■ Data extract ■

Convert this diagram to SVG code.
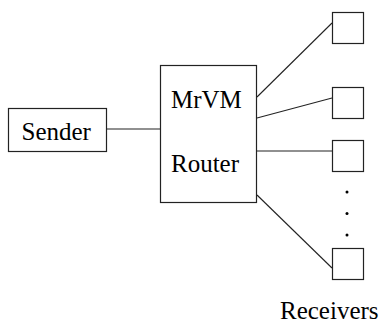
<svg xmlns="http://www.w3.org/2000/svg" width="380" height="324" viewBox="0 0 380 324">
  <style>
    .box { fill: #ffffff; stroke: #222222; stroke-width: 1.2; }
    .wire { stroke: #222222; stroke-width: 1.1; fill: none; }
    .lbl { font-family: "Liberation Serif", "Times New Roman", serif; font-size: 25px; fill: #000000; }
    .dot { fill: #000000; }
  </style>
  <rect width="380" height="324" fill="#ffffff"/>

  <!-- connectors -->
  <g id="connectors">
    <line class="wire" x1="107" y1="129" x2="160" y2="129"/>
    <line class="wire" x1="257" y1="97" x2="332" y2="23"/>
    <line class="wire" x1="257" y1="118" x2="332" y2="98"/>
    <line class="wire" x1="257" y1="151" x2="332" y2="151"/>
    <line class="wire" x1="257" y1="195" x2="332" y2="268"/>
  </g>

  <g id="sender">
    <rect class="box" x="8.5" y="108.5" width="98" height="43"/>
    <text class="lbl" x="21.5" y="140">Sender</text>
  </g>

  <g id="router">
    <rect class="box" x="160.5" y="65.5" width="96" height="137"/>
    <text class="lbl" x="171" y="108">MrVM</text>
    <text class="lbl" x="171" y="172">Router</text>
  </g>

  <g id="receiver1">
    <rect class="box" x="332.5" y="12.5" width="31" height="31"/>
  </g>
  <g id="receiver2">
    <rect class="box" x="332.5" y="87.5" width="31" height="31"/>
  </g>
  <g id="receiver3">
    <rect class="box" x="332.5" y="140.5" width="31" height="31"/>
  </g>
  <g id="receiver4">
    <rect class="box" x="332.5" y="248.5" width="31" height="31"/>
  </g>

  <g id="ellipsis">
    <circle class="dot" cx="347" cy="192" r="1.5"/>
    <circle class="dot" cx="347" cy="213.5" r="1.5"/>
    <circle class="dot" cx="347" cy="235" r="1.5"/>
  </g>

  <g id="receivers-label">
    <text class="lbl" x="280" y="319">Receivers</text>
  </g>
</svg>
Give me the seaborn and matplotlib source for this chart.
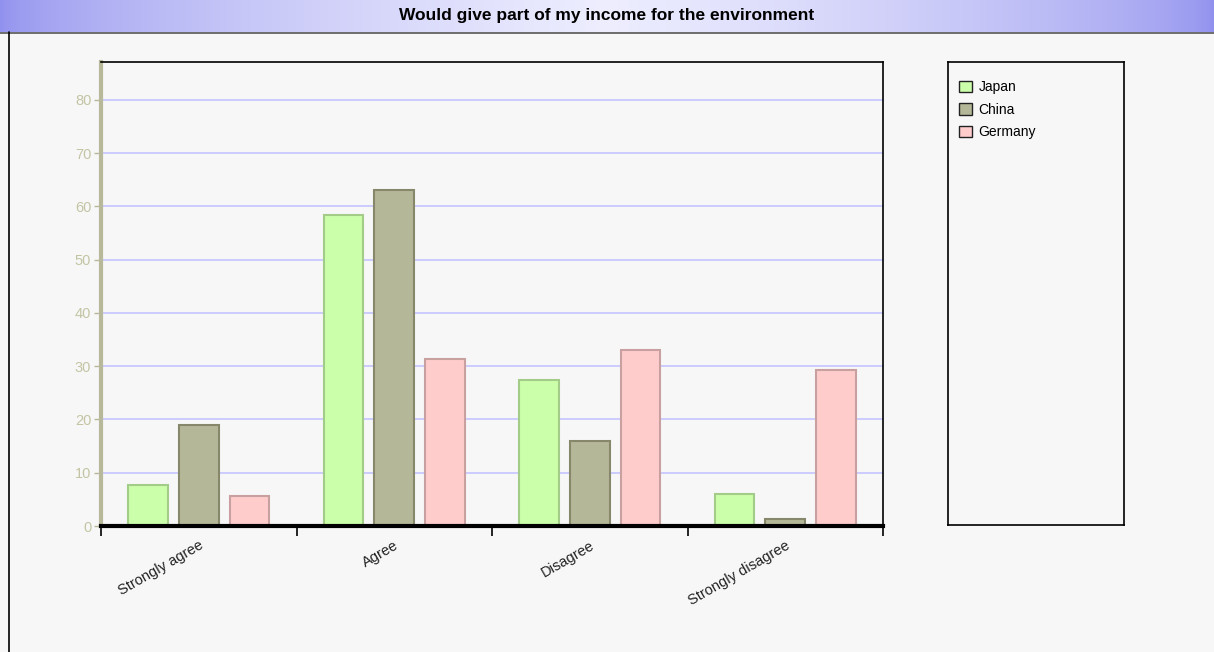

■ Exercise description ■
Skip the images and write out the rest of the listing exactly.

■ Full response ■
Convert this diagram to SVG code.
<svg xmlns="http://www.w3.org/2000/svg" width="380" height="324" viewBox="0 0 380 324">
  <style>
    .box { fill: #ffffff; stroke: #222222; stroke-width: 1.2; }
    .wire { stroke: #222222; stroke-width: 1.1; fill: none; }
    .lbl { font-family: "Liberation Serif", "Times New Roman", serif; font-size: 25px; fill: #000000; }
    .dot { fill: #000000; }
  </style>
  <rect width="380" height="324" fill="#ffffff"/>

  <!-- connectors -->
  <g id="connectors">
    <line class="wire" x1="107" y1="129" x2="160" y2="129"/>
    <line class="wire" x1="257" y1="97" x2="332" y2="23"/>
    <line class="wire" x1="257" y1="118" x2="332" y2="98"/>
    <line class="wire" x1="257" y1="151" x2="332" y2="151"/>
    <line class="wire" x1="257" y1="195" x2="332" y2="268"/>
  </g>

  <g id="sender">
    <rect class="box" x="8.5" y="108.5" width="98" height="43"/>
    <text class="lbl" x="21.5" y="140">Sender</text>
  </g>

  <g id="router">
    <rect class="box" x="160.5" y="65.5" width="96" height="137"/>
    <text class="lbl" x="171" y="108">MrVM</text>
    <text class="lbl" x="171" y="172">Router</text>
  </g>

  <g id="receiver1">
    <rect class="box" x="332.5" y="12.5" width="31" height="31"/>
  </g>
  <g id="receiver2">
    <rect class="box" x="332.5" y="87.5" width="31" height="31"/>
  </g>
  <g id="receiver3">
    <rect class="box" x="332.5" y="140.5" width="31" height="31"/>
  </g>
  <g id="receiver4">
    <rect class="box" x="332.5" y="248.5" width="31" height="31"/>
  </g>

  <g id="ellipsis">
    <circle class="dot" cx="347" cy="192" r="1.5"/>
    <circle class="dot" cx="347" cy="213.5" r="1.5"/>
    <circle class="dot" cx="347" cy="235" r="1.5"/>
  </g>

  <g id="receivers-label">
    <text class="lbl" x="280" y="319">Receivers</text>
  </g>
</svg>
Give me the seaborn and matplotlib source for this chart.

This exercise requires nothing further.